Ma direttori si nasce o si diventa?
«Penso che direttori si nasca. Non è un mestiere che si può imparare. L’ho capito dirigendo le grandi orchestre che ho incontrato in questi anni. Quello che faccio al 98% è frutto di istinto o di cose che ho imparato dirigendo, solo il 2% della tecnica viene dallo studio. I grandi direttori hanno carisma che non s’impara a scuola».
Lirica o sinfonica?
«Domanda ostica. Tanto più che dirigere un’opera o una sinfonia sono quasi due mestieri diversi. Pochissimi direttori hanno combinato allo stesso livello lirica e sinfonica. Ma è una sfida che voglio raccogliere, la più importante della mia carriera».
Quali gli autori che ama di più?
«Ho un grande feeling con Wolfgang Amadeus Mozart. A livello interpretativo ho una visione molto chiara e mi piace lavorare per proporlo su strumenti originali, una linea che seguirò sempre più in futuro. Ho studiato la tradizione belcantistiche e mi sento mio agio in questo repertorio. E poi direi Verdi Puccini, di recente a Berlino ho diretto la mia prima Traviata senza prove e mi sono subito sentito a casa perché è un mondo che sento molto mio. Il repertorio tedesco mi affascina molto perché la mia crescita è avvenuta in Germania, apprezzo anche la musica francese perché è quella che parla la mia lingua nativa. Sul fronte classico sicuramente amo il classicismo e tutto il repertorio romantico tedesco».
E c’è qualche autore che invece non ama particolarmente?
«C’è sicuramente qualche pagina che a un primo impatto non mi conquista.
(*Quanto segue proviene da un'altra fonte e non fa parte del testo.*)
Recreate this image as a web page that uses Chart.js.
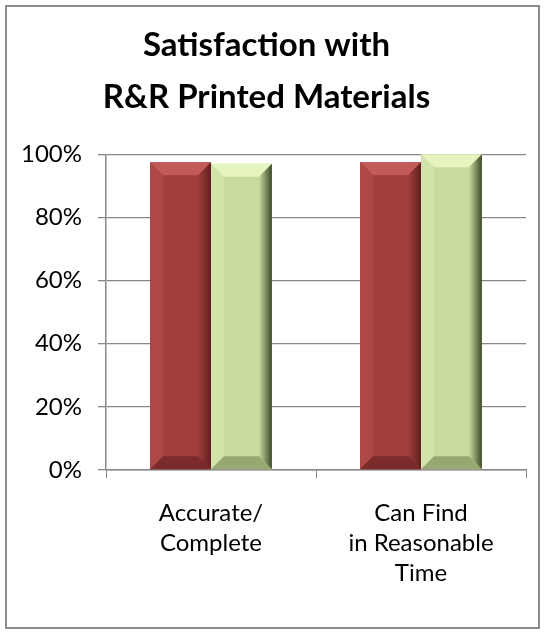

Ma quando poi inizio a studiarla scopro sempre qualcosa e va a finire che mi piace e che arrivo a cantarla sotto la doccia ogni mattina».
E nella vita di tutti i giorni che musica ascolta?
«Mi piace molto il jazz e lo suono anche volentieri al pianoforte. Ma dato che per me la musica non è un mestiere, ma è la vita e non stacco quando esco dal teatro chiudendo un capitolo, capita che ascolti la musica che st studiando o dirigendo, mi fa bene. E quando sono triste ascolto la musica barocca che mi comunica una gioia di vivere che fa passare i brutti pensieri».
La musica classica è una musica per vecchi?
«Non direi. Sicuramente è una musica intellettuale. Certi musicisti seducono dal primo ascolto, altri invece hanno bisogno di essere analizzati per capirne il genio penso alle pagine di Pierre Boulez e di Arnold Schönberg, ma anche a Johann Sebastian Bach che certo ti colpisce al primo ascolto, però se lo guardi da vicino in profondità scopri la sua grandezza senza pari».
Cosa dicono i suoi amici? Li invita ai suoi concerti?
«Certo. E vado anch’io ad ascoltare i miei amici musicisti perché la musica è scambio. Nei secoli scorsi andare a teatro era un fatto sociale. Oggi le condizioni sono diverse e sicuramente può spaventare l’idea di sedersi in platea per ascoltare cinque ore di Meistersinger di Wagner. Dobbiamo lavorare per alimentare il pubblico di oggi, avvicinando i giovani. Tanto più che il pubblico è fondamentale per noi artisti perché lo sentiamo presente. Se applaude subito dopo la Sinfonia di un’opera ci trasmette energia ed entusiasmo incredibili».
È difficile emergere? C’è meritocrazia in questo mondo?
«Penso che lo spazio per la meritocrazia ci sia. Anche se conta essere nel posto giusto al momento giusto. Per fare questo, però bisogna essere sempre pronti. E c’è spazio anche per i giovani. Certo, forse per un giovane come me imporre la propria visione a chi è più vecchio e magari ha suonato i pezzi che dirigo quando non ero ancora nato sembra un azzardo, in realtà è una sfida che mi piace sempre raccogliere».
Come si vedi tra vent’anni?
«Magari direttore musicale di qualche teatro importante, avendo fatto magari registrazioni importanti. Ma soprattutto vorrei lavorare con orchestre che mi danno la gioia di fare musica».
Cos’è per lei la musica?
«Mi sveglio, mi addormento, sogno la musica. È tutta la mia vita».